### Source data ###

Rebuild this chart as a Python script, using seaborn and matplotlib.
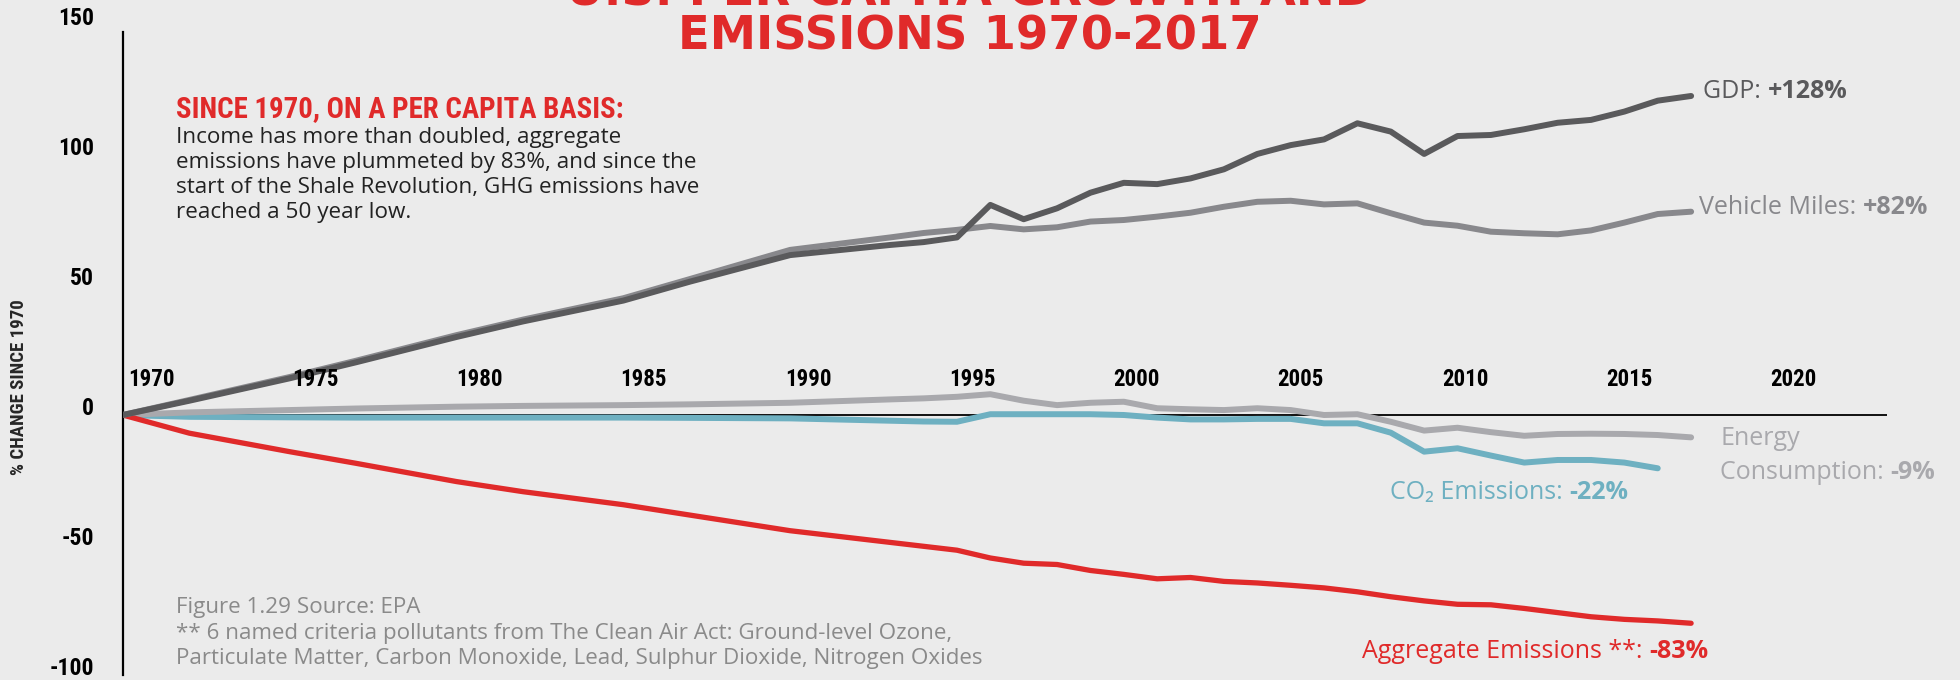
import matplotlib
matplotlib.use("Agg")
import matplotlib.pyplot as plt
import seaborn as sns
import pandas as pd

# ---------------- data ----------------
years = [1970, 1972, 1975, 1977, 1980, 1982, 1985, 1987, 1990, 1993, 1994, 1995,
         1996, 1997, 1998, 1999, 2000, 2001, 2002, 2003, 2004, 2005, 2006, 2007,
         2008, 2009, 2010, 2011, 2012, 2013, 2014, 2015, 2016, 2017]

gdp = [0, 5.5, 14.1, 20.3, 30.0, 36.0, 44.0, 51.3, 61.5, 65.4, 66.5, 68.3,
       80.8, 75.3, 79.5, 85.5, 89.3, 88.8, 91.0, 94.5, 100.4, 103.8, 106.0, 112.2,
       109.0, 100.4, 107.3, 107.7, 109.9, 112.4, 113.5, 116.7, 120.9, 122.7]

vehicle_miles = [0, 5.8, 14.6, 20.9, 30.7, 36.7, 44.9, 52.3, 63.5, 68.3, 70.0, 71.2,
                 72.7, 71.4, 72.2, 74.4, 75.0, 76.3, 77.8, 80.1, 82.0, 82.4, 81.0, 81.4,
                 77.6, 74.0, 72.8, 70.5, 69.9, 69.5, 71.0, 74.0, 77.3, 78.2]

energy = [0, 1.0, 1.9, 2.5, 3.2, 3.5, 3.8, 4.1, 4.7, 6.0, 6.4, 7.0,
          8.0, 5.5, 3.8, 4.7, 5.1, 2.6, 2.2, 1.9, 2.6, 1.9, 0.0, 0.3,
          -2.6, -6.0, -4.9, -6.6, -8.0, -7.3, -7.2, -7.3, -7.7, -8.6]

co2 = [0, -0.7, -0.9, -1.0, -1.0, -1.0, -1.0, -1.1, -1.3, -2.2, -2.5, -2.6,
       0.3, 0.3, 0.3, 0.3, 0.0, -1.0, -1.7, -1.7, -1.5, -1.5, -3.2, -3.2,
       -6.8, -14.1, -12.8, -15.6, -18.3, -17.3, -17.3, -18.3, -20.5]  # ends 2016

aggregate = [0, -7.0, -14.1, -18.6, -25.6, -29.5, -34.5, -38.5, -44.5, -49.0, -50.5, -52.0,
             -55.0, -57.0, -57.5, -59.8, -61.3, -63.0, -62.5, -64.0, -64.6, -65.5, -66.5, -68.0,
             -69.9, -71.5, -72.8, -73.0, -74.4, -76.0, -77.6, -78.6, -79.2, -80.1]

x_ticks = [1970, 1975, 1980, 1985, 1990, 1995, 2000, 2005, 2010, 2015, 2020]
y_ticks = [150, 100, 50, 0, -50, -100]

label_values = {"GDP": "+128%", "Vehicle Miles": "+82%", "Energy Consumption": "-9%",
                "CO2 Emissions": "-22%", "Aggregate Emissions": "-83%"}

title_lines = ["U.S. PER CAPITA GROWTH AND", "EMISSIONS 1970-2017"]
subtitle = "SINCE 1970, ON A PER CAPITA BASIS:"
body_lines = ["Income has more than doubled, aggregate",
              "emissions have plummeted by 83%, and since the",
              "start of the Shale Revolution, GHG emissions have",
              "reached a 50 year low."]
foot_lines = ["Figure 1.29 Source: EPA",
              "** 6 named criteria pollutants from The Clean Air Act: Ground-level Ozone,",
              "Particulate Matter, Carbon Monoxide, Lead, Sulphur Dioxide, Nitrogen Oxides"]

# ---------------- style ----------------
BG = "#ebebeb"
RED = "#e02a2a"
colors = {"GDP": "#5a5a5c", "Vehicle Miles": "#88888c", "Energy Consumption": "#a9a9ad",
          "CO2 Emissions": "#6eb0c1", "Aggregate Emissions": RED}

sns.set_theme(style="white")
plt.rcParams["font.family"] = ["Open Sans", "DejaVu Sans"]
COND = ["Roboto Condensed", "Liberation Sans Narrow", "DejaVu Sans Condensed", "Roboto", "DejaVu Sans"]
BODY = ["Open Sans", "DejaVu Sans"]

fig = plt.figure(figsize=(19.6, 6.8), dpi=100, facecolor=BG)
rect = [122.7 / 1960, 1 - 675 / 680, (1887 - 122.7) / 1960, 650 / 680]
ax = fig.add_axes(rect)
ax.set_facecolor(BG)
ax.set_xlim(1970, 2022.87)
ax.set_ylim(-100, 150)

# year-label axis (the infographic's year labels sit on a slightly tighter scale)
axl = fig.add_axes(rect, sharey=ax)
axl.patch.set_visible(False)
axl.set_xlim(1969.84, 2023.55)
axl.axis("off")

ax.axhline(0, color="black", lw=1.3, zorder=1)

series = {
    "Vehicle Miles": vehicle_miles,
    "GDP": gdp,
    "Energy Consumption": energy,
    "CO2 Emissions": co2,
    "Aggregate Emissions": aggregate,
}
for name in ["CO2 Emissions", "Energy Consumption", "Aggregate Emissions", "Vehicle Miles", "GDP"]:
    vals = series[name]
    df = pd.DataFrame({"year": years[:len(vals)], "value": vals})
    sns.lineplot(data=df, x="year", y="value", ax=ax, color=colors[name],
                 lw=4.3 if name != "Aggregate Emissions" else 3.8,
                 solid_capstyle="round", solid_joinstyle="round", zorder=3)

ax.set_xlabel("")
ax.set_ylabel("")
ax.set_xticks([])
ax.set_yticks([])
for s in ["top", "right", "bottom"]:
    ax.spines[s].set_visible(False)
ax.spines["left"].set_color("black")
ax.spines["left"].set_linewidth(1.6)
ax.spines["left"].set_bounds(-100, 147.5)

for v in y_ticks:
    ax.annotate(str(v), xy=(0, v), xycoords=("axes fraction", "data"),
                xytext=(-20.5, 4.7), textcoords="offset points",
                ha="right", va="center", fontsize=17, fontweight="bold",
                family=COND, color="black")

for yr in x_ticks:
    axl.annotate(str(yr), xy=(yr, 0), xycoords="data",
                 xytext=(0, 25.2), textcoords="offset points",
                 ha="left", va="center", fontsize=16.5, fontweight="bold",
                 family=COND, color="black")

fig.text(19 / 1960, 1 - 387 / 680, "% CHANGE SINCE 1970", rotation=90,
         ha="center", va="center", fontsize=13.5, fontweight="bold", family=COND)

fig.text(970 / 1960, 1 - 6 / 680, title_lines[0], ha="center", va="baseline",
         fontsize=33.5, fontweight="heavy", color=RED, family=["DejaVu Sans"])
fig.text(970 / 1960, 1 - 49 / 680, title_lines[1], ha="center", va="baseline",
         fontsize=33.5, fontweight="heavy", color=RED, family=["DejaVu Sans"])

fig.text(176 / 1960, 1 - 117 / 680, subtitle, ha="left", va="baseline",
         fontsize=20.8, fontweight="bold", color=RED, family=COND)
for i, line in enumerate(body_lines):
    fig.text(176 / 1960, 1 - (143 + 25 * i) / 680, line, ha="left", va="baseline",
             fontsize=16.2, color="#222222", family=BODY)

for i, line in enumerate(foot_lines):
    fig.text(176 / 1960, 1 - (613 + 25.5 * i) / 680, line, ha="left", va="baseline",
             fontsize=16.1, color="#8a8a8a", family=BODY)

PT = 0.72
LFS = 18


def left_label(name, normal, dx_px, dy_px):
    vals = series[name]
    x_end, y_end = years[len(vals) - 1], vals[-1]
    t1 = ax.annotate(normal, xy=(x_end, y_end), xycoords="data",
                     xytext=(dx_px * PT, dy_px * PT), textcoords="offset points",
                     ha="left", va="center", fontsize=LFS, color=colors[name], family=BODY)
    ax.annotate(label_values[name], xy=(1, 0), xycoords=t1, ha="left", va="bottom",
                fontsize=LFS, fontweight="bold", color=colors[name], family=BODY)


def right_label(name, normal, dx_px, dy_px):
    vals = series[name]
    x_end, y_end = years[len(vals) - 1], vals[-1]
    t2 = ax.annotate(label_values[name], xy=(x_end, y_end), xycoords="data",
                     xytext=(dx_px * PT, dy_px * PT), textcoords="offset points",
                     ha="right", va="center", fontsize=LFS, fontweight="bold",
                     color=colors[name], family=BODY)
    ax.annotate(normal, xy=(0, 0), xycoords=t2, ha="right", va="bottom",
                fontsize=LFS, color=colors[name], family=BODY)


left_label("GDP", "GDP: ", 12, 4)
left_label("Vehicle Miles", "Vehicle Miles: ", 8, 4)
e_end = (years[len(energy) - 1], energy[-1])
ax.annotate("Energy", xy=e_end, xycoords="data", xytext=(29 * PT, -1 * PT),
            textcoords="offset points", ha="left", va="center", fontsize=LFS,
            color=colors["Energy Consumption"], family=BODY)
left_label("Energy Consumption", "Consumption: ", 29, -35)
right_label("CO2 Emissions", "CO\u2082 Emissions: ", -29, -24)
right_label("Aggregate Emissions", "Aggregate Emissions **: ", 17, -28)

fig.savefig("out.png", dpi=100, facecolor=BG)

###

▸ **Given task**: In the data above, please extract the lines from the first one through the line with "116.7, 120.9, 122.7]", exactly, and keep pictures out.

▸ **Answer**:
Rebuild this chart as a Python script, using seaborn and matplotlib.
import matplotlib
matplotlib.use("Agg")
import matplotlib.pyplot as plt
import seaborn as sns
import pandas as pd

# ---------------- data ----------------
years = [1970, 1972, 1975, 1977, 1980, 1982, 1985, 1987, 1990, 1993, 1994, 1995,
         1996, 1997, 1998, 1999, 2000, 2001, 2002, 2003, 2004, 2005, 2006, 2007,
         2008, 2009, 2010, 2011, 2012, 2013, 2014, 2015, 2016, 2017]

gdp = [0, 5.5, 14.1, 20.3, 30.0, 36.0, 44.0, 51.3, 61.5, 65.4, 66.5, 68.3,
       80.8, 75.3, 79.5, 85.5, 89.3, 88.8, 91.0, 94.5, 100.4, 103.8, 106.0, 112.2,
       109.0, 100.4, 107.3, 107.7, 109.9, 112.4, 113.5, 116.7, 120.9, 122.7]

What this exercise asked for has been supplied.